Sustainability of Shallow Groundwater In Southeastern Wisconsin, USA
We have investigated the sustainability of shallow groundwater resources in southeast Wisconsin by constructing simple groundwater flow models for six demonstration areas that reflect the range of hydrogeologic properties found across the region. Development scenarios take into account lot size and wastewater-disposal method. We assessed impacts using three metrics: drawdown, baseflow reduction, and overall water balance.

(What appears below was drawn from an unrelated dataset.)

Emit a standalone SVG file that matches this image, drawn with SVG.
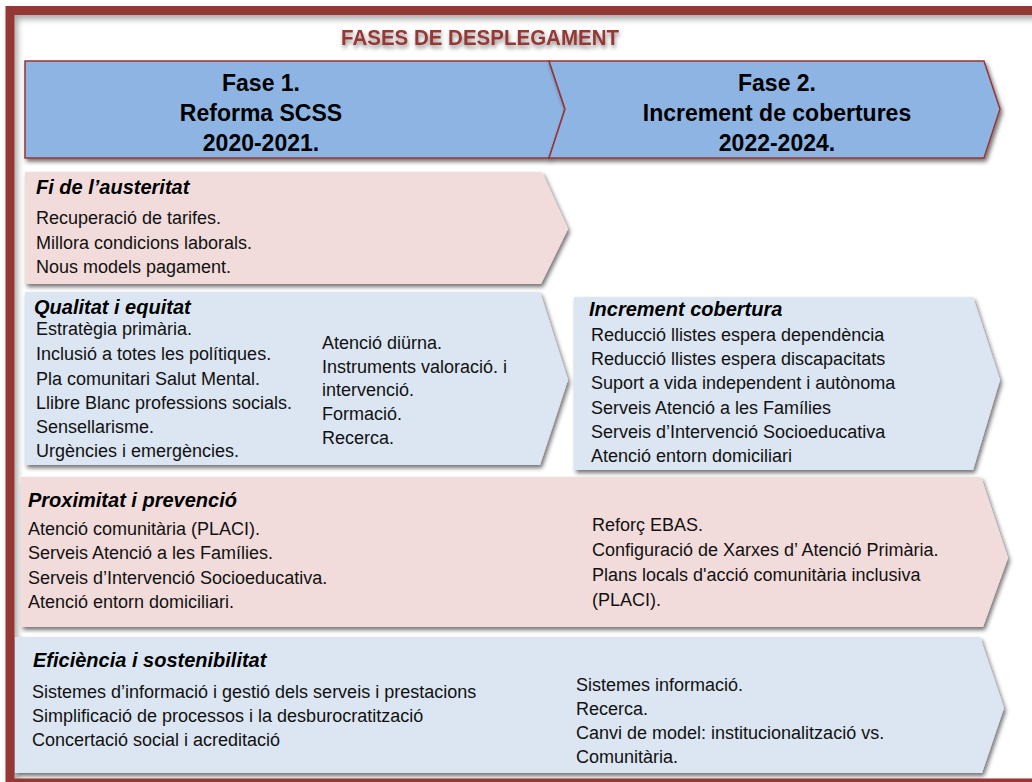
<svg xmlns="http://www.w3.org/2000/svg" width="1032" height="782" viewBox="0 0 1032 782">
<defs>
<filter id="sh" x="-5%" y="-10%" width="115%" height="130%">
<feDropShadow dx="2" dy="3" stdDeviation="2" flood-color="#000" flood-opacity="0.55"/>
</filter>
<filter id="fsh" x="-5%" y="-5%" width="110%" height="110%">
<feDropShadow dx="3" dy="4" stdDeviation="3" flood-color="#000" flood-opacity="0.35"/>
</filter>
<filter id="tsh" x="-10%" y="-30%" width="120%" height="180%">
<feDropShadow dx="1" dy="3" stdDeviation="2" flood-color="#000" flood-opacity="0.45"/>
</filter>
</defs>
<style>
.t{font-family:"Liberation Sans",Arial,sans-serif;font-size:18px;fill:#111}
.h{font-family:"Liberation Sans",Arial,sans-serif;font-size:20px;font-weight:bold;font-style:italic;fill:#000}
.ph{font-family:"Liberation Sans",Arial,sans-serif;font-size:23px;font-weight:bold;fill:#000;text-anchor:middle}
.pink{fill:#F2DCDB}
.blue{fill:#DCE6F2}
.phase{fill:#8DB4E2;stroke:#953735;stroke-width:1.5;stroke-linejoin:miter}
</style>
<rect width="1032" height="782" fill="#fff"/>
<g id="frame">
<rect x="10" y="10.5" width="1040" height="772.5" fill="none" stroke="#953735" stroke-width="9" filter="url(#fsh)"/>
</g>
<g id="title">
<text x="480" y="45" text-anchor="middle" font-family="Liberation Sans,Arial,sans-serif" font-size="22" font-weight="bold" fill="#953735" textLength="278" lengthAdjust="spacingAndGlyphs" filter="url(#tsh)">FASES DE DESPLEGAMENT</text>
</g>
<g id="phase1">
<polygon class="phase" points="25,61 549,61 565,109 549,158 25,158" filter="url(#sh)"/>
<text class="ph" x="261" y="91">Fase 1.</text>
<text class="ph" x="261" y="121">Reforma SCSS</text>
<text class="ph" x="261" y="151">2020-2021.</text>
</g>
<g id="phase2">
<polygon class="phase" points="549,61 984,61 1000,109 984,158 549,158 565,109" filter="url(#sh)"/>
<text class="ph" x="777" y="91">Fase 2.</text>
<text class="ph" x="777" y="121">Increment de cobertures</text>
<text class="ph" x="777" y="151">2022-2024.</text>
</g>
<g id="austeritat">
<polygon class="pink" points="25,172 542,172 568,229 541,284 25,284" filter="url(#sh)"/>
<text class="h" x="36" y="194">Fi de l’austeritat</text>
<text class="t" x="36" y="224">Recuperació  de tarifes.</text>
<text class="t" x="36" y="249">Millora condicions laborals.</text>
<text class="t" x="36" y="273">Nous models pagament.</text>
</g>
<g id="qualitat">
<polygon class="blue" points="25,292 540,292 568,380 540,465 25,465" filter="url(#sh)"/>
<text class="h" x="34" y="314">Qualitat  i equitat</text>
<text class="t" x="36" y="335">Estratègia primària.</text>
<text class="t" x="36" y="360">Inclusió a totes les polítiques.</text>
<text class="t" x="36" y="385">Pla comunitari Salut Mental.</text>
<text class="t" x="36" y="409">Llibre Blanc professions socials.</text>
<text class="t" x="36" y="433">Sensellarisme.</text>
<text class="t" x="36" y="457">Urgències i emergències.</text>
<text class="t" x="322" y="349">Atenció diürna.</text>
<text class="t" x="322" y="373">Instruments valoració. i</text>
<text class="t" x="322" y="396">intervenció.</text>
<text class="t" x="322" y="420">Formació.</text>
<text class="t" x="322" y="444">Recerca.</text>
</g>
<g id="cobertura">
<polygon class="blue" points="574,297 973,297 1000,380 973,470 574,470" filter="url(#sh)"/>
<text class="h" x="589" y="316">Increment cobertura</text>
<text class="t" x="591" y="341">Reducció llistes espera  dependència</text>
<text class="t" x="591" y="365">Reducció llistes espera  discapacitats</text>
<text class="t" x="591" y="389">Suport a vida independent  i autònoma</text>
<text class="t" x="591" y="414">Serveis Atenció a les Famílies</text>
<text class="t" x="591" y="438">Serveis d’Intervenció Socioeducativa</text>
<text class="t" x="591" y="462">Atenció entorn domiciliari</text>
</g>
<g id="proximitat">
<polygon class="pink" points="21,477 981,477 1008,558 983,627 21,627" filter="url(#sh)"/>
<text class="h" x="28" y="507">Proximitat i prevenció</text>
<text class="t" x="28" y="535">Atenció comunitària (PLACI).</text>
<text class="t" x="28" y="559">Serveis Atenció a les Famílies.</text>
<text class="t" x="28" y="584">Serveis d’Intervenció Socioeducativa.</text>
<text class="t" x="28" y="608">Atenció entorn domiciliari.</text>
<text class="t" x="592" y="531">Reforç EBAS.</text>
<text class="t" x="592" y="556">Configuració de Xarxes d’ Atenció Primària.</text>
<text class="t" x="592" y="581">Plans locals d'acció comunitària inclusiva</text>
<text class="t" x="592" y="606">(PLACI).</text>
</g>
<g id="eficiencia">
<polygon class="blue" points="15,637 980,637 1004,708 982,773 15,773" filter="url(#sh)"/>
<text class="h" x="33" y="667">Eficiència i sostenibilitat</text>
<text class="t" x="32" y="698">Sistemes d’informació i gestió dels serveis i prestacions</text>
<text class="t" x="32" y="722">Simplificació de processos  i la desburocratització</text>
<text class="t" x="32" y="746">Concertació social i acreditació</text>
<text class="t" x="576" y="691">Sistemes informació.</text>
<text class="t" x="576" y="715">Recerca.</text>
<text class="t" x="576" y="739">Canvi de model: institucionalització vs.</text>
<text class="t" x="576" y="763">Comunitària.</text>
</g>
</svg>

Shallow wells can provide adequate water supplies for single-family homes on lots of 1 acre or larger over much of the region. However, all development scenarios have impacts on nearby water resources. Under the most aggressive development scenarios (1 acre lots, no return flow), simulated drawdowns beneath developed areas range from 1 to 27 ft, and baseflow reductions range from 20 to 40 percent. In general, impacts are inversely proportional to recharge rates and hydraulic conductivity. Even under the most aggressive development scenarios, most of the demonstration areas withdraw less than 40 percent of the local recharge. However, simulated withdrawals in areas having clayey soils and low infiltration exceed 100 percent of natural recharge for lots smaller than 5 acres. For sustainable development these results demonstrate that analyses of geology, groundwater, and baseflow impacts should be a standard part of development planning.